Run the Clustering Algorithm

In machine learning, you sometimes encounter datasets that can have millions of examples. ML algorithms must scale efficiently to these large datasets. However, many clustering algorithms do not scale because they need to compute the similarity between all pairs of points. This means their runtimes increase as the square of the number of points, denoted as \(O(n^2)\). For example, agglomerative or divisive hierarchical clustering algorithms look at all pairs of points and have complexities of \(O(n^2 log(n))\) and \(O(n^2)\), respectively.

This course focuses on k-means because it scales as \(O(nk)\), where \(k\) is the number of clusters. k-means groups points into \(k\) clusters by minimizing the distances between points and their cluster’s centroid (as seen in Figure 1 below). The centroid of a cluster is the mean of all the points in the cluster.

As shown, k-means finds roughly circular clusters. Conceptually, this means k-means effectively treats data as composed of a number of roughly circular distributions, and tries to find clusters corresponding to these distributions. In reality, data contains outliers and might not fit such a model.

Before running k-means, you must choose the number of clusters, \(k\). Initially, start with a guess for \(k\). Later, we’ll discuss how to refine this number.

k-means Clustering Algorithm

To cluster data into \(k\) clusters, k-means follows the steps below:

Step One

The algorithm randomly chooses a centroid for each cluster. In our example, we choose a \(k\) of 3, and therefore the algorithm randomly picks 3 centroids.

Step Two

The algorithm assigns each point to the closest centroid to get \(k\) initial clusters.

Step Three

For every cluster, the algorithm recomputes the centroid by taking the average of all points in the cluster. The changes in centroids are shown in Figure 3 by arrows. Since the centroids change, the algorithm then re-assigns the points to the closest centroid. Figure 4 shows the new clusters after re-assignment.

Step Four

The algorithm repeats the calculation of centroids and assignment of points until points stop changing clusters. When clustering large datasets, you stop the algorithm before reaching convergence, using other criteria instead.

You do not need to understand the math behind k-means for this course. However, if you are curious, see below for the mathematical proof.

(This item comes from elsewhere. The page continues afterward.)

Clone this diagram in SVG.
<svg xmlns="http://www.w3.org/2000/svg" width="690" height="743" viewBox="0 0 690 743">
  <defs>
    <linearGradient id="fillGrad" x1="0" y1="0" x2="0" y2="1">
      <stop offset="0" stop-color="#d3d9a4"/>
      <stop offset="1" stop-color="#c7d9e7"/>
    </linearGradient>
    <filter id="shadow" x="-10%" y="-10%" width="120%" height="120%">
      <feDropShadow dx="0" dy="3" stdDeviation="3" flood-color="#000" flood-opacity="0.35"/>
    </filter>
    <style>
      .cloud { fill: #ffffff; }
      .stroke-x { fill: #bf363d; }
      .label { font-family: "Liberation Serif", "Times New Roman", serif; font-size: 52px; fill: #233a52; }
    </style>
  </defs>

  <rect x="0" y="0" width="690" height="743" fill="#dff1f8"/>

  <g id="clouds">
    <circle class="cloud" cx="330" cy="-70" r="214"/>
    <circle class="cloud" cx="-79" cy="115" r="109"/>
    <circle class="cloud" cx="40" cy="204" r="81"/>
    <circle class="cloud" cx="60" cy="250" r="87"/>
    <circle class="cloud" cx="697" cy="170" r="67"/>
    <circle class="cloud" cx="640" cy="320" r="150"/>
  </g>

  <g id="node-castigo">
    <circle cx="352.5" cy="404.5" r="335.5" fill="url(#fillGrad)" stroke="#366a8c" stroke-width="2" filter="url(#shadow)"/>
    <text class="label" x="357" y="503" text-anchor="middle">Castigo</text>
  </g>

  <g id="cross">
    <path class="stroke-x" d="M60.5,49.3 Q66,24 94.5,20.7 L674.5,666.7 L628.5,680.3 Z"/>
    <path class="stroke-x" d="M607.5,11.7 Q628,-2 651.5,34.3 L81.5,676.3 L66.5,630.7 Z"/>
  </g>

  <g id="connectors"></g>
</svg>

Click the plus icon for the mathematical proof

Given \(n\) examples assigned to \(k\) clusters, minimize the sum of distances of examples to their centroids. Where:

• \(A_{nk} = 1\) when the \(n\)th example is assigned to the \(k\)th cluster, and 0 otherwise
• \(\theta_k\) is the centroid of cluster \(k\)

We want to minimize the following expression: $$\min_{A,\theta} \sum_{n=1}^N \sum_{k=1}^{K} A_{nk} ||\theta_k - x_n ||^2$$ subject to: $$A_{nk} \in \{0,1\} \forall n,k$$ and $$\sum^{K}_{k=1}A_{nk}=1 \forall n$$ To minimize the expression with respect to the cluster centroids \(\theta_k\), take the derivative with respect to \(\theta_k\) and equate it to 0. $$f(\theta) = \sum^{N}_{n=1} \sum_{k=1}^{K} A_{nk} ||\theta_k - x_n||^2$$ $$\frac{\partial f}{\partial \theta_k} = 2 \sum_{n=1}^{N} A_{nk}(\theta_k - x_n) = 0$$ $$\implies \sum_{n=1}^{N} A_{nk}\theta_{k} = \sum^N_{n=1} A_{nk}x_{n}$$ $$\theta_k \sum_{n=1}^{N} A_{nk} = \sum_{n=1}^{N} A_{nk} x_n$$ $$\theta_k = \frac{\sum^N_{n=1} A_{nk} x_n}{\sum^N_{n=1} A_{nk}}$$ The numerator is the sum of all example-centroid distances in the cluster. The denominator is the number of examples in the cluster. Thus, the cluster centroid \(\theta_k\) is the average of example-centroid distances in the cluster. Hence proved.

Because the centroid positions are initially chosen at random, k-means can return significantly different results on successive runs. To solve this problem, run k-means multiple times and choose the result with the best quality metrics. (We'll describe quality metrics later in this course.) You'll need an advanced version of k-means to choose better initial centroid positions.